* _Input data_
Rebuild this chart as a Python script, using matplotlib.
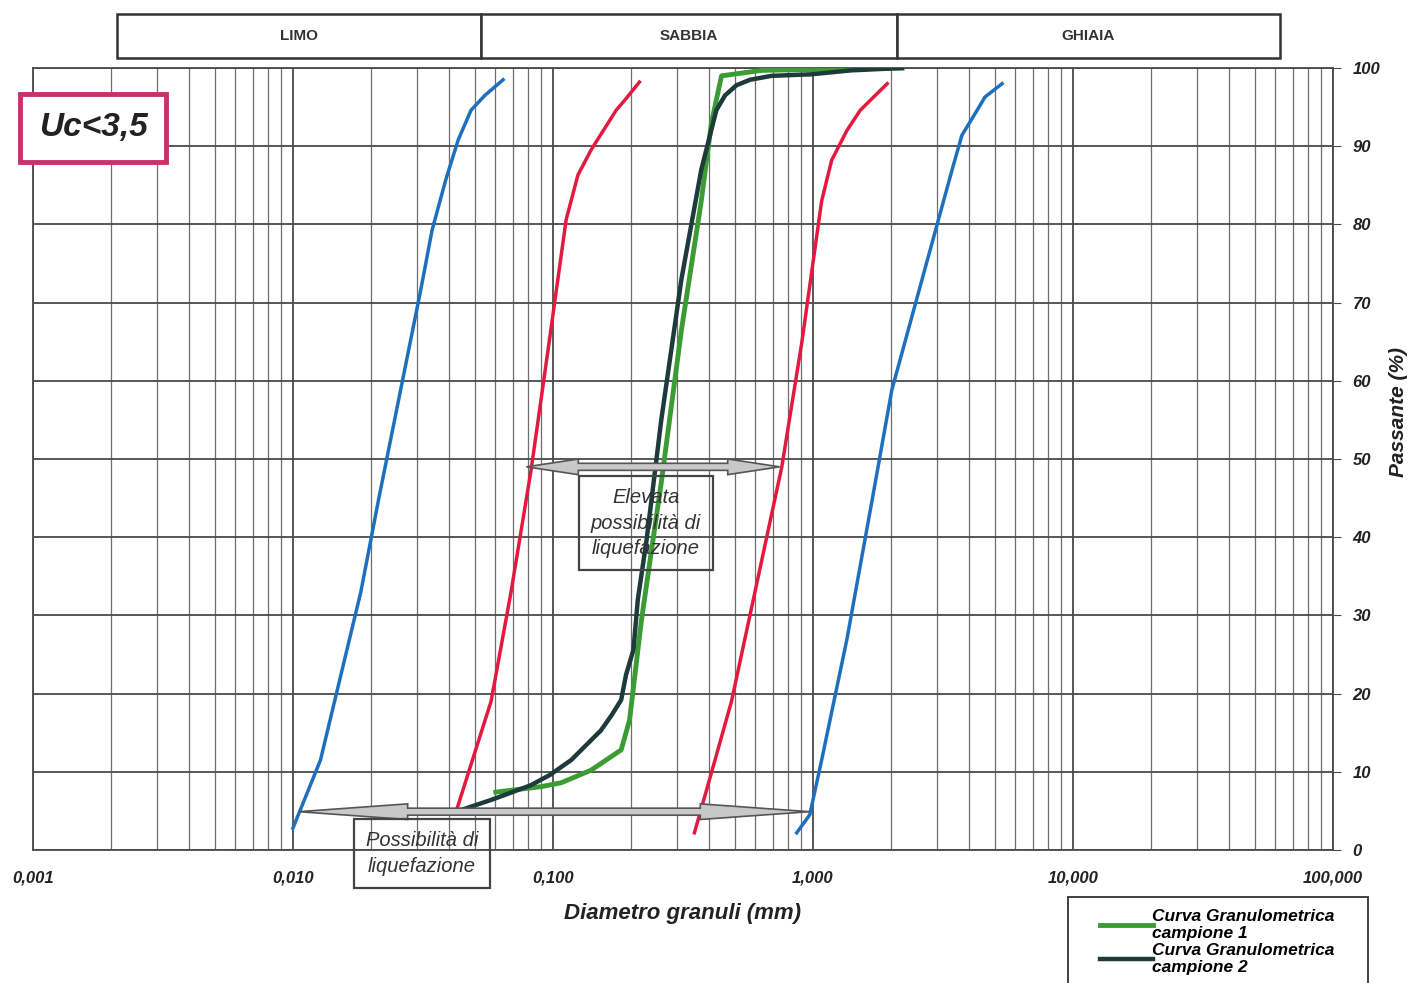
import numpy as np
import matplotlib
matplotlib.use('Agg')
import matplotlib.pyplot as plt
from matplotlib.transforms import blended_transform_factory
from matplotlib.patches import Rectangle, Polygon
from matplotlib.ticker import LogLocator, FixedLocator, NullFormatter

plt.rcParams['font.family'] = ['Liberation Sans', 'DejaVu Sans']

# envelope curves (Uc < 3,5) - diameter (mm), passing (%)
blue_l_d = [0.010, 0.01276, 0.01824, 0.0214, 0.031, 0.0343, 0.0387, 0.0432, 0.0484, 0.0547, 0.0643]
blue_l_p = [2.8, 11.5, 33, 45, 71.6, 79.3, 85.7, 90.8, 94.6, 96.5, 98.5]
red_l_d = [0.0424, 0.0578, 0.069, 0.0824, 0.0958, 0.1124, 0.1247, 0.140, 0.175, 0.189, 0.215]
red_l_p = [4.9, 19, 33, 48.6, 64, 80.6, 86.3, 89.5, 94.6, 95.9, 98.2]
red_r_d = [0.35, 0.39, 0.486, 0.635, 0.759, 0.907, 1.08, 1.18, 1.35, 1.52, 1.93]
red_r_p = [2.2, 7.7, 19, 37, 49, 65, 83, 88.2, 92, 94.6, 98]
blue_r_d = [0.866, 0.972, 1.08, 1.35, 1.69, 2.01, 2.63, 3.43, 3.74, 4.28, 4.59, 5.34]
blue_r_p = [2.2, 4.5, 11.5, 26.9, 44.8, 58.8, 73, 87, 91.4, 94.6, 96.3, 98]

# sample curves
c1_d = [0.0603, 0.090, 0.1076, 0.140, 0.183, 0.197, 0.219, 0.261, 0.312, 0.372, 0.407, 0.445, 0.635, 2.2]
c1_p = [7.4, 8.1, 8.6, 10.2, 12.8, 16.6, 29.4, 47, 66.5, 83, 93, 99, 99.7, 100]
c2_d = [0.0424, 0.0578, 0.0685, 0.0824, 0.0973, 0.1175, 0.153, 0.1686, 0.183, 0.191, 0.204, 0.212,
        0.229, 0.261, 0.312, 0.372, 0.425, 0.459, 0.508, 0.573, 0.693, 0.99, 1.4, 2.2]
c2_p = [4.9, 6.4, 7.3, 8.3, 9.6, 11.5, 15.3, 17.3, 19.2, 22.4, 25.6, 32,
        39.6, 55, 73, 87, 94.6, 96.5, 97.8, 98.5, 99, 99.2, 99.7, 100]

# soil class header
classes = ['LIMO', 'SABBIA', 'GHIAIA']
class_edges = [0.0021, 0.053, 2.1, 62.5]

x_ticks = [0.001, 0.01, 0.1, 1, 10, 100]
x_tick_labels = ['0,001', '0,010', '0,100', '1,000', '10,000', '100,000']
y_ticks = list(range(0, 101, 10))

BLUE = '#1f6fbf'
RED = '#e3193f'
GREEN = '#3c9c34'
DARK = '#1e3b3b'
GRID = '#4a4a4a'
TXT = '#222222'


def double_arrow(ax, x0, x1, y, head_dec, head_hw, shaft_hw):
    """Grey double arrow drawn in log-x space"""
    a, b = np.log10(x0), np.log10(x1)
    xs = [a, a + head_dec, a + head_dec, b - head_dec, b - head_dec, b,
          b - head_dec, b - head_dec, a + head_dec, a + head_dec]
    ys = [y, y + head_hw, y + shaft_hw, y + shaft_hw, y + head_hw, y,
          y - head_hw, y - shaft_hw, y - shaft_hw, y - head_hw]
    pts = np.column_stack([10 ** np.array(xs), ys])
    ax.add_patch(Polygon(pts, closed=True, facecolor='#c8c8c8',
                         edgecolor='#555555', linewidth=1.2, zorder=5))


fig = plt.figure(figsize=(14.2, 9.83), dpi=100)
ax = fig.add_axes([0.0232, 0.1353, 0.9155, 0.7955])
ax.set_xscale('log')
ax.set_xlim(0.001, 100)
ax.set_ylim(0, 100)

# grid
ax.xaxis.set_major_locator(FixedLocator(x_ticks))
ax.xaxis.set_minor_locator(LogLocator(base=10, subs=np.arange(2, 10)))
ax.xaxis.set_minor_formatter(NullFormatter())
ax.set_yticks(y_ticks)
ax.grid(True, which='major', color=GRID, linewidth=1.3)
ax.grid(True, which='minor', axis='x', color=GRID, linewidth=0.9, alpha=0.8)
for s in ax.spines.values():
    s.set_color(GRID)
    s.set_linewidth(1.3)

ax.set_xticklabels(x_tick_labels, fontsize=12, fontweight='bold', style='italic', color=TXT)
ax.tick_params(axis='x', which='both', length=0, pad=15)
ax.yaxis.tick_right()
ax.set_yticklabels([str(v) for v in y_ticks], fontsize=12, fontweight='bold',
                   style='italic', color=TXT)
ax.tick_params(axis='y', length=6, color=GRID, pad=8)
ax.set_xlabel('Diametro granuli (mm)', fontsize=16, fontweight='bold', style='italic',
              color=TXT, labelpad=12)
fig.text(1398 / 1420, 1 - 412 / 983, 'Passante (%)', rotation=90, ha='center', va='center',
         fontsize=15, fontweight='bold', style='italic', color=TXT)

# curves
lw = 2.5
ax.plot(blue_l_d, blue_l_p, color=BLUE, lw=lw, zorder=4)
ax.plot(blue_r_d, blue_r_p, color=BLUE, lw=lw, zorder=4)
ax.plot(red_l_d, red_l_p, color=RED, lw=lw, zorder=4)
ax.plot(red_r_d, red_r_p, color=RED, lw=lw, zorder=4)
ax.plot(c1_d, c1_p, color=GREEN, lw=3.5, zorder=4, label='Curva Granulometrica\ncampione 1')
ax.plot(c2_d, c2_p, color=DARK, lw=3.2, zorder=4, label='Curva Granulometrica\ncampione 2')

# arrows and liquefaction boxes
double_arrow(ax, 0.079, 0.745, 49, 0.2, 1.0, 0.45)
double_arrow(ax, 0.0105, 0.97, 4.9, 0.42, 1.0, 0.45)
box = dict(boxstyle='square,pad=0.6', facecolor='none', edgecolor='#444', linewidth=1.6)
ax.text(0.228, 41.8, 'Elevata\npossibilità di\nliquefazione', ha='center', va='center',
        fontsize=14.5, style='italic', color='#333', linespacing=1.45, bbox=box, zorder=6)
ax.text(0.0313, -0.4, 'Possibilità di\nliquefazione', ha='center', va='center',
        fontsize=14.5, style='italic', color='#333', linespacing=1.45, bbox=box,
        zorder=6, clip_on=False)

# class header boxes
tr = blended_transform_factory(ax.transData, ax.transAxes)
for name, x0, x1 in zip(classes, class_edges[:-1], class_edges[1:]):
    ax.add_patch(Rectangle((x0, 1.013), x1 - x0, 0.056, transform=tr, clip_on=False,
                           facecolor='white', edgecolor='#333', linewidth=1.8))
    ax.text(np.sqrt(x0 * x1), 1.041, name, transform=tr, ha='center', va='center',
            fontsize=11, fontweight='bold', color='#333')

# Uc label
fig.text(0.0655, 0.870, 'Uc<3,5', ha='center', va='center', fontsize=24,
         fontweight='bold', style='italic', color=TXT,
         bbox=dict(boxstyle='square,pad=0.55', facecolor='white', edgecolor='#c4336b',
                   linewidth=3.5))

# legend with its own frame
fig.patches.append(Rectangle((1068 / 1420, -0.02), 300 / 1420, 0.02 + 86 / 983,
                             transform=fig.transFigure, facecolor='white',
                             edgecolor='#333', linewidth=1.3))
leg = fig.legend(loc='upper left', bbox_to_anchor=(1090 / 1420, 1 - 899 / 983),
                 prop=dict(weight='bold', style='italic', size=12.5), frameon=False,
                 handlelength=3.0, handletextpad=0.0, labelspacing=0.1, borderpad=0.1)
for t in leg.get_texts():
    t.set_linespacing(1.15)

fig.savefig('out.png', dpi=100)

* * *

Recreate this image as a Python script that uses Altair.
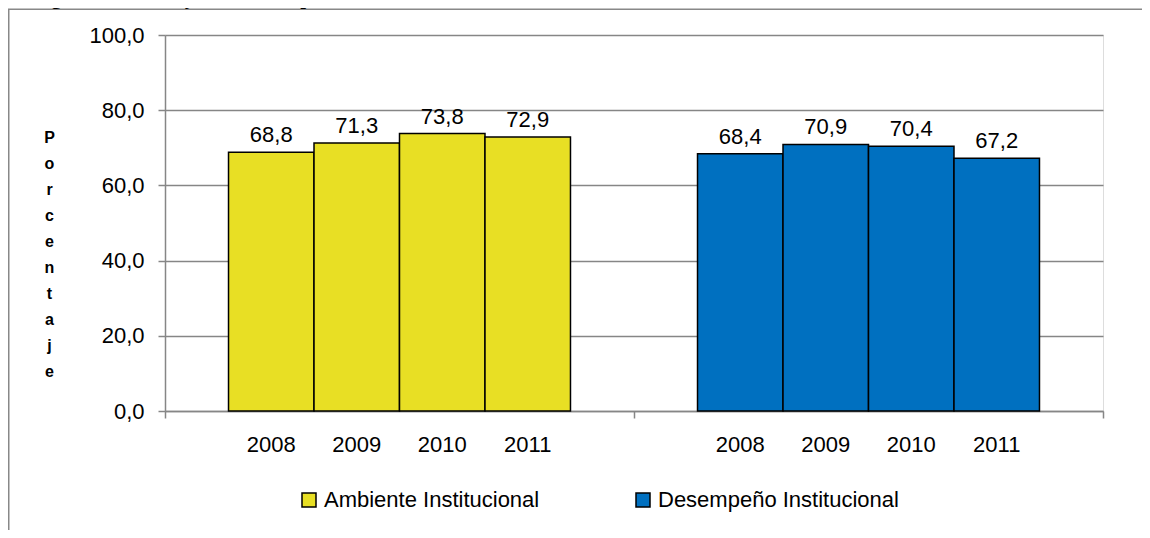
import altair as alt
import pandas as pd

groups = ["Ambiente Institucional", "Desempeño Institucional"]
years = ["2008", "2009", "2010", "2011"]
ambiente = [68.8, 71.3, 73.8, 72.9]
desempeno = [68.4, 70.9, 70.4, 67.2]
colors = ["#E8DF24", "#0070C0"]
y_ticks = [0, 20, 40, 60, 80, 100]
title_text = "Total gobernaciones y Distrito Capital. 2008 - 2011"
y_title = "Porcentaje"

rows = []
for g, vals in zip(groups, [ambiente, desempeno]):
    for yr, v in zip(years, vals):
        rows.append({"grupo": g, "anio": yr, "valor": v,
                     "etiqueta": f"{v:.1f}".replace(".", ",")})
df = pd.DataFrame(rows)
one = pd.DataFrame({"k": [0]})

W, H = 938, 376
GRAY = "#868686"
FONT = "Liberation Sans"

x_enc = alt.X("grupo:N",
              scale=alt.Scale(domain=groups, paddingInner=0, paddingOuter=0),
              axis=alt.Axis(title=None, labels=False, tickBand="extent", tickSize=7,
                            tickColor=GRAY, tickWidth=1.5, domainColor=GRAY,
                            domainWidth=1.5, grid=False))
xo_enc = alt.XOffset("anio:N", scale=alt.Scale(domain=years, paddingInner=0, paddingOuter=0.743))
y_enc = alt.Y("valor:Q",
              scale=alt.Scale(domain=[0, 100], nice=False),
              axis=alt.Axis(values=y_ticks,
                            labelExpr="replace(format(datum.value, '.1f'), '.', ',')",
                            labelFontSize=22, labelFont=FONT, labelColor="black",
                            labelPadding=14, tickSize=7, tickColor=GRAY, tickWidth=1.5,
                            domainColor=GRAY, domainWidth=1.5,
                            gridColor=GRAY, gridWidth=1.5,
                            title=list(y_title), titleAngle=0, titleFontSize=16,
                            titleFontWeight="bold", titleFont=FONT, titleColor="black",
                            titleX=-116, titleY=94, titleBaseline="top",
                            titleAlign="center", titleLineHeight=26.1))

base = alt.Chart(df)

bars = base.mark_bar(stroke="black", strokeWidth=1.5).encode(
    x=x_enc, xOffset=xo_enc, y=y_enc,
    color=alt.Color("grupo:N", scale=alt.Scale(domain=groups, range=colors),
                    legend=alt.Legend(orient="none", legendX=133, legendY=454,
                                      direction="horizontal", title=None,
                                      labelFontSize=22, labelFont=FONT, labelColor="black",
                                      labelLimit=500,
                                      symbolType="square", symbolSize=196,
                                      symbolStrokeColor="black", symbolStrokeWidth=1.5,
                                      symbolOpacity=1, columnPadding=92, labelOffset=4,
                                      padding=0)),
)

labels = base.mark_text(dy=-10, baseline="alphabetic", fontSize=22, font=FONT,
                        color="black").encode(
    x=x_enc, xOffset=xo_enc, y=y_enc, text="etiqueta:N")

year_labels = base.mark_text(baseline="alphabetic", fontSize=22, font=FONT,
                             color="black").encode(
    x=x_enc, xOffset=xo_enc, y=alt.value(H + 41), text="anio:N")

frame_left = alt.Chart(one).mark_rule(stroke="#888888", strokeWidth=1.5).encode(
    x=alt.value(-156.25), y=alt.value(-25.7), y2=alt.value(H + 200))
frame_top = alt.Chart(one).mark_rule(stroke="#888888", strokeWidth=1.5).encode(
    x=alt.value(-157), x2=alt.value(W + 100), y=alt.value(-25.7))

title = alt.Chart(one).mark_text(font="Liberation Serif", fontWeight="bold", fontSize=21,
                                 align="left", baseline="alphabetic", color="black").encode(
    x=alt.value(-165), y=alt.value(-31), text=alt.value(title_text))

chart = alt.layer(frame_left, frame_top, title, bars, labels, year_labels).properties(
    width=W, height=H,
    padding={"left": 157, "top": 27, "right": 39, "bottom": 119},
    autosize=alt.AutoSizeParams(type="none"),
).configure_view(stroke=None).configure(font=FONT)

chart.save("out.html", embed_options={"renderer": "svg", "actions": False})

* _Your instructions_
For the material above, give again only the lines starting at the line that contains "Rebuild this chart" and ending at the line that contains "plt.rcParams['font.family'] = ['Liberation". Pictures do not belong in the copy.

* _Result of the task_
Rebuild this chart as a Python script, using matplotlib.
import numpy as np
import matplotlib
matplotlib.use('Agg')
import matplotlib.pyplot as plt
from matplotlib.transforms import blended_transform_factory
from matplotlib.patches import Rectangle, Polygon
from matplotlib.ticker import LogLocator, FixedLocator, NullFormatter

plt.rcParams['font.family'] = ['Liberation Sans', 'DejaVu Sans']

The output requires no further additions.